#### [Problem details]
Exactly as written, retype the listing below, omitting the pictures.

#### [Given information]
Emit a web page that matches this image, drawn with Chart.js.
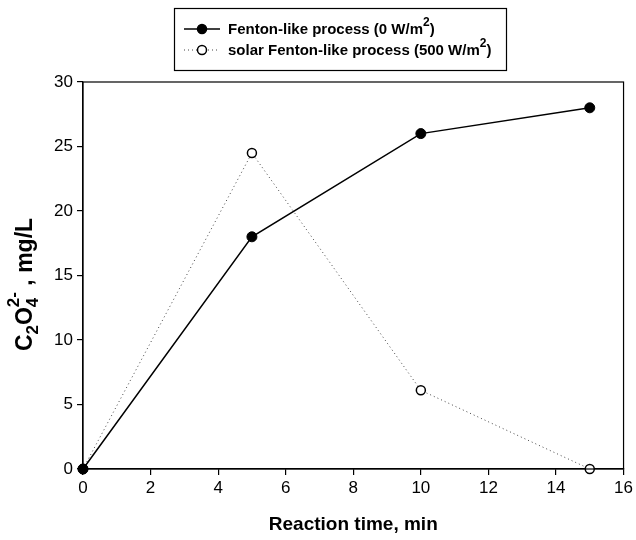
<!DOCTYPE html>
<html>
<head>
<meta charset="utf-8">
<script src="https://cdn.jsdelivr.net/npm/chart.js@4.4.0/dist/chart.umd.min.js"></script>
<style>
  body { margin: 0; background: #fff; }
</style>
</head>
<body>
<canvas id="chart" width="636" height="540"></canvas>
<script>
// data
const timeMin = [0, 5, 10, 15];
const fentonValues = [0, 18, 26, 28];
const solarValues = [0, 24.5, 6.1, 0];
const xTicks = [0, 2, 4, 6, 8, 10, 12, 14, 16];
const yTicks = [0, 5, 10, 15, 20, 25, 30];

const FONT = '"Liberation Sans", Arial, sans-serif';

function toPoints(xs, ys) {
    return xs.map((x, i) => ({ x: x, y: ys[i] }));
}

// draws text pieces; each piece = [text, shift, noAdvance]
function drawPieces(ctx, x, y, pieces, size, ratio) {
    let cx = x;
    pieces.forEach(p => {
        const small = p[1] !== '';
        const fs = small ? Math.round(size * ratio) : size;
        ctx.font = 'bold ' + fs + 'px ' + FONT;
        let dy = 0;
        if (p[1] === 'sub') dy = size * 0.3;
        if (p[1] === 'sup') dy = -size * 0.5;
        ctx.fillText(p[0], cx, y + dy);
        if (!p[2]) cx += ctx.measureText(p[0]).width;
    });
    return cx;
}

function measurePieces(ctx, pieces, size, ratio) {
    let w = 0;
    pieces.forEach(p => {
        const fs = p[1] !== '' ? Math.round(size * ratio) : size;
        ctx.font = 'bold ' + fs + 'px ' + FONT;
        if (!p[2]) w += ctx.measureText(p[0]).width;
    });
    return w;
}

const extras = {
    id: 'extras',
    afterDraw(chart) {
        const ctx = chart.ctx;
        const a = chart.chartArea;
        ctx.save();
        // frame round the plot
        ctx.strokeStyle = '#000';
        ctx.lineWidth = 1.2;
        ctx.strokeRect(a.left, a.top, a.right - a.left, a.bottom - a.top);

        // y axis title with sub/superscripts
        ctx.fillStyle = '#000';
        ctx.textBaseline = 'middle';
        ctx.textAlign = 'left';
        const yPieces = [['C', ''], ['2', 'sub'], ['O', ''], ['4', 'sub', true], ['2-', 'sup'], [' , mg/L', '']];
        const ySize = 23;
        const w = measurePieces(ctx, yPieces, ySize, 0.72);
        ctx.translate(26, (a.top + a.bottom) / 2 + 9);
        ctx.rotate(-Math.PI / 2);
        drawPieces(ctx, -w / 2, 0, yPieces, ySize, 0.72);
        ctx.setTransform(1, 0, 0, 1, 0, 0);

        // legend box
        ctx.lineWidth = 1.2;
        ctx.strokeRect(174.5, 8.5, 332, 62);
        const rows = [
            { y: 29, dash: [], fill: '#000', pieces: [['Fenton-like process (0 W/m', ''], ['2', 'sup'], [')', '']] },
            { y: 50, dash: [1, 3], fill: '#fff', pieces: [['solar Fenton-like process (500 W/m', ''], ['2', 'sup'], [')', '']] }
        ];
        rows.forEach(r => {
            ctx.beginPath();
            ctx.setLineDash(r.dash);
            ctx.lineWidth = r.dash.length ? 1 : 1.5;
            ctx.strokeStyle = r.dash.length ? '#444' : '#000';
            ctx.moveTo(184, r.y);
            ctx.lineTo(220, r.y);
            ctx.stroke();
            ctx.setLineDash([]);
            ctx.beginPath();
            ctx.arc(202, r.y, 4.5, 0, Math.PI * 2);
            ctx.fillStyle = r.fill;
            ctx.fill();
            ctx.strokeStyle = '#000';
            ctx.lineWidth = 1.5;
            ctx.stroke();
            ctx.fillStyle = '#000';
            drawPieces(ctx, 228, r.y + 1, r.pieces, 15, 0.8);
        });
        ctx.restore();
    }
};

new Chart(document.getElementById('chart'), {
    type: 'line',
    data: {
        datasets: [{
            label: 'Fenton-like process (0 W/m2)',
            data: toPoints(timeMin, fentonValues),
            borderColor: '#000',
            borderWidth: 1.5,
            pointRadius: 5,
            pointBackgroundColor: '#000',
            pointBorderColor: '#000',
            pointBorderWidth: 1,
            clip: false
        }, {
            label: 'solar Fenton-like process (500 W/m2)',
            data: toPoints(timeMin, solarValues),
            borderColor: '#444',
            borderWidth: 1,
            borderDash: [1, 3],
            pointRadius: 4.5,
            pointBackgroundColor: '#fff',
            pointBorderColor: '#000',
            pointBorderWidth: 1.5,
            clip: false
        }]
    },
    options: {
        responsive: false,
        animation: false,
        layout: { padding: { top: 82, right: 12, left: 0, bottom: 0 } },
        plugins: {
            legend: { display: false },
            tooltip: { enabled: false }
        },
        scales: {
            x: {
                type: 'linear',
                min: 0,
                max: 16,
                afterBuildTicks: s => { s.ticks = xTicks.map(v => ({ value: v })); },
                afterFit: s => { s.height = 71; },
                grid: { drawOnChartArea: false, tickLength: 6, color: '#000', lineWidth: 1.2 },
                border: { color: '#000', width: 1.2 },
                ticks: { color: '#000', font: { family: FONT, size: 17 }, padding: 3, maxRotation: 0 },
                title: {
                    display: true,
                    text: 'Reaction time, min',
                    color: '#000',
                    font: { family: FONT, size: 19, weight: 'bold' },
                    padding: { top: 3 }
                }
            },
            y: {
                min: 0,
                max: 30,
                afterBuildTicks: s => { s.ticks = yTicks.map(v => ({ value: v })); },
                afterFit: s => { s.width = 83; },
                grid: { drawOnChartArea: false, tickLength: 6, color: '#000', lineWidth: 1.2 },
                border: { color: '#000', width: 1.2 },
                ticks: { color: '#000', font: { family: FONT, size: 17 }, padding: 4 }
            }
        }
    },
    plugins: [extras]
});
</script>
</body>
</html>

#### [Response to this task]
Emit a web page that matches this image, drawn with Chart.js.
<!DOCTYPE html>
<html>
<head>
<meta charset="utf-8">
<script src="https://cdn.jsdelivr.net/npm/chart.js@4.4.0/dist/chart.umd.min.js"></script>
<style>
  body { margin: 0; background: #fff; }
</style>
</head>
<body>
<canvas id="chart" width="636" height="540"></canvas>
<script>
// data
const timeMin = [0, 5, 10, 15];
const fentonValues = [0, 18, 26, 28];
const solarValues = [0, 24.5, 6.1, 0];
const xTicks = [0, 2, 4, 6, 8, 10, 12, 14, 16];
const yTicks = [0, 5, 10, 15, 20, 25, 30];

const FONT = '"Liberation Sans", Arial, sans-serif';

function toPoints(xs, ys) {
    return xs.map((x, i) => ({ x: x, y: ys[i] }));
}

// draws text pieces; each piece = [text, shift, noAdvance]
function drawPieces(ctx, x, y, pieces, size, ratio) {
    let cx = x;
    pieces.forEach(p => {
        const small = p[1] !== '';
        const fs = small ? Math.round(size * ratio) : size;
        ctx.font = 'bold ' + fs + 'px ' + FONT;
        let dy = 0;
        if (p[1] === 'sub') dy = size * 0.3;
        if (p[1] === 'sup') dy = -size * 0.5;
        ctx.fillText(p[0], cx, y + dy);
        if (!p[2]) cx += ctx.measureText(p[0]).width;
    });
    return cx;
}

function measurePieces(ctx, pieces, size, ratio) {
    let w = 0;
    pieces.forEach(p => {
        const fs = p[1] !== '' ? Math.round(size * ratio) : size;
        ctx.font = 'bold ' + fs + 'px ' + FONT;
        if (!p[2]) w += ctx.measureText(p[0]).width;
    });
    return w;
}

const extras = {
    id: 'extras',
    afterDraw(chart) {
        const ctx = chart.ctx;
        const a = chart.chartArea;
        ctx.save();
        // frame round the plot
        ctx.strokeStyle = '#000';
        ctx.lineWidth = 1.2;
        ctx.strokeRect(a.left, a.top, a.right - a.left, a.bottom - a.top);

        // y axis title with sub/superscripts
        ctx.fillStyle = '#000';
        ctx.textBaseline = 'middle';
        ctx.textAlign = 'left';
        const yPieces = [['C', ''], ['2', 'sub'], ['O', ''], ['4', 'sub', true], ['2-', 'sup'], [' , mg/L', '']];
        const ySize = 23;
        const w = measurePieces(ctx, yPieces, ySize, 0.72);
        ctx.translate(26, (a.top + a.bottom) / 2 + 9);
        ctx.rotate(-Math.PI / 2);
        drawPieces(ctx, -w / 2, 0, yPieces, ySize, 0.72);
        ctx.setTransform(1, 0, 0, 1, 0, 0);

        // legend box
        ctx.lineWidth = 1.2;
        ctx.strokeRect(174.5, 8.5, 332, 62);
        const rows = [
            { y: 29, dash: [], fill: '#000', pieces: [['Fenton-like process (0 W/m', ''], ['2', 'sup'], [')', '']] },
            { y: 50, dash: [1, 3], fill: '#fff', pieces: [['solar Fenton-like process (500 W/m', ''], ['2', 'sup'], [')', '']] }
        ];
        rows.forEach(r => {
            ctx.beginPath();
            ctx.setLineDash(r.dash);
            ctx.lineWidth = r.dash.length ? 1 : 1.5;
            ctx.strokeStyle = r.dash.length ? '#444' : '#000';
            ctx.moveTo(184, r.y);
            ctx.lineTo(220, r.y);
            ctx.stroke();
            ctx.setLineDash([]);
            ctx.beginPath();
            ctx.arc(202, r.y, 4.5, 0, Math.PI * 2);
            ctx.fillStyle = r.fill;
            ctx.fill();
            ctx.strokeStyle = '#000';
            ctx.lineWidth = 1.5;
            ctx.stroke();
            ctx.fillStyle = '#000';
            drawPieces(ctx, 228, r.y + 1, r.pieces, 15, 0.8);
        });
        ctx.restore();
    }
};

new Chart(document.getElementById('chart'), {
    type: 'line',
    data: {
        datasets: [{
            label: 'Fenton-like process (0 W/m2)',
            data: toPoints(timeMin, fentonValues),
            borderColor: '#000',
            borderWidth: 1.5,
            pointRadius: 5,
            pointBackgroundColor: '#000',
            pointBorderColor: '#000',
            pointBorderWidth: 1,
            clip: false
        }, {
            label: 'solar Fenton-like process (500 W/m2)',
            data: toPoints(timeMin, solarValues),
            borderColor: '#444',
            borderWidth: 1,
            borderDash: [1, 3],
            pointRadius: 4.5,
            pointBackgroundColor: '#fff',
            pointBorderColor: '#000',
            pointBorderWidth: 1.5,
            clip: false
        }]
    },
    options: {
        responsive: false,
        animation: false,
        layout: { padding: { top: 82, right: 12, left: 0, bottom: 0 } },
        plugins: {
            legend: { display: false },
            tooltip: { enabled: false }
        },
        scales: {
            x: {
                type: 'linear',
                min: 0,
                max: 16,
                afterBuildTicks: s => { s.ticks = xTicks.map(v => ({ value: v })); },
                afterFit: s => { s.height = 71; },
                grid: { drawOnChartArea: false, tickLength: 6, color: '#000', lineWidth: 1.2 },
                border: { color: '#000', width: 1.2 },
                ticks: { color: '#000', font: { family: FONT, size: 17 }, padding: 3, maxRotation: 0 },
                title: {
                    display: true,
                    text: 'Reaction time, min',
                    color: '#000',
                    font: { family: FONT, size: 19, weight: 'bold' },
                    padding: { top: 3 }
                }
            },
            y: {
                min: 0,
                max: 30,
                afterBuildTicks: s => { s.ticks = yTicks.map(v => ({ value: v })); },
                afterFit: s => { s.width = 83; },
                grid: { drawOnChartArea: false, tickLength: 6, color: '#000', lineWidth: 1.2 },
                border: { color: '#000', width: 1.2 },
                ticks: { color: '#000', font: { family: FONT, size: 17 }, padding: 4 }
            }
        }
    },
    plugins: [extras]
});
</script>
</body>
</html>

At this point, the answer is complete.